I believe that musicians tend to be more dedicated to artistic integrity than any other art. Part of this is that you have to live with songs forever. As an actor, you can say, “Oh I’m older now. I don’t like that movie (or play) anymore.” An artist says, “Yeah I did that and so and so bought it.” Or, “It hangs in such and such gallery and it is what it is.” A writer says, “Yeah I wrote that and it stands for what it is in my time.” In any other discipline, you might be interviewed or asked about a piece, but you aren’t asked to get up on stage and recreate the entire piece for the millionth time. You write a piece when you are 18 and play it until people like it. If at 25 years old you don’t like the song anymore, that doesn’t mean that you won’t be asked to perform it over and over again.
But there is also this element of 14 year olds sitting in their rooms listening to music. And somehow you have to reach them. Which means that you still have to somehow be connected to the magic that a teenager feels. So to breathe life into 3 or 4 minutes of audio events is a tremendous challenge.
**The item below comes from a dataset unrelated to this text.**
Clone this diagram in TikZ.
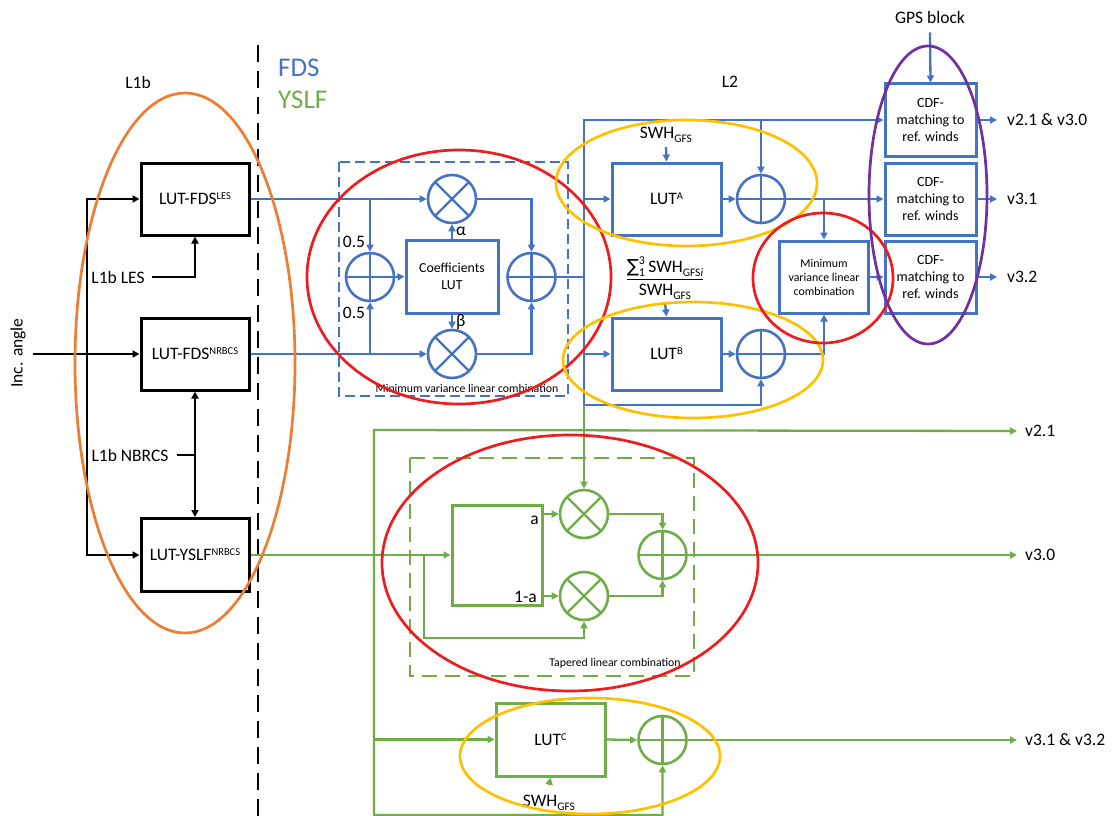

There has to be this sort of innocent approach to the fact that magic exists, but music also has to somehow give some room for the pain of letting that magic go. So music is almost in a state of perpetual grief as we all grow up. Simultaneously trying to hang onto our concept of the magical and trying to function in a world that categorically denies it’s existence.
One of the reasons I started this blog is that I started looking at music reviews online. I have yet to find a blog post or magazine review of music that doesn’t leave itself entirely reviewing the music from the perspective of whether it’s “good” or “bad”. There’s this whole “it” factor and whether an act has “it”. Is so-and-so washed up on this record? Maybe this other guy is set to make a comeback. Or the I-don’t-like-this-song-because review. Even if the review is good, it’s just another review that’s a bunch of words that have nothing to do with what someone really thinks or feels. There’s no one out there doing deeply meaningful reviews of music. The reviews all categorically deny the existence of magic.
I’m a singer/song writer as well. I know that writing a song is deeply personal. I also know that there is no other art where people can be so rejecting right off the bat. If there is something wrong with a song, people will tell you about it right away. They are not shy. But even worse, when people like a song, they won’t tell you why. To accomplish any sort of magic in a song, you have to give a lot. You have to take a piece of yourself and put it out there for general consumption. For better or worse. I think if you are going to take the time to do a critique, you should have to get that personal about yourself. In other words, the consumption of art should be an art. Make yourself as vulnerable as the artist.
So I set out to do this. A deeply personal blog entry for 365 songs. I have to say this is incredibly difficult. And finding a song that I can use to get in touch with something deeply personal on a daily basis has been nearly impossible. But I keep thinking about what I want from consumers of my music. I want them to be deeply affected by my music. I want to know that I have not only rendered a change in their consciousness, but that I have actually gotten them in touch with their sense of wonder and an attachment to the magic that really exists all around us.
Soul Meets Body does this for me. I am lying in bed staring at the ceiling and I’m 14. Everything that I have been. Every dream I have ever had. Every crush I have ever had. Every aspiration that I may never reach is terrifying and exhilarating. Every idea that transcends the ordinary. Every childish fear and every adult explanation. I am found in being understood and understanding this music. I am lost in the loneliness of my own pain and longing. But I am filled with the magic of hope and transcendence “where soul meets body…”
“And I do believe it’s true
That there are roads left in both of our shoes
But if the silence takes you
Then I hope it takes me too
So brown eyes I hold you near
Cause you’re the only song I want to hear
A melody softly soaring through my atmosphere”
I want my words to be as meaningful to the musicians as the music has been to me. Because I really want to know that I’ve reached someone. Really touched them. I think it is the aspiration of every musician. Every human. My offering at the altar of music. I hope it is enough.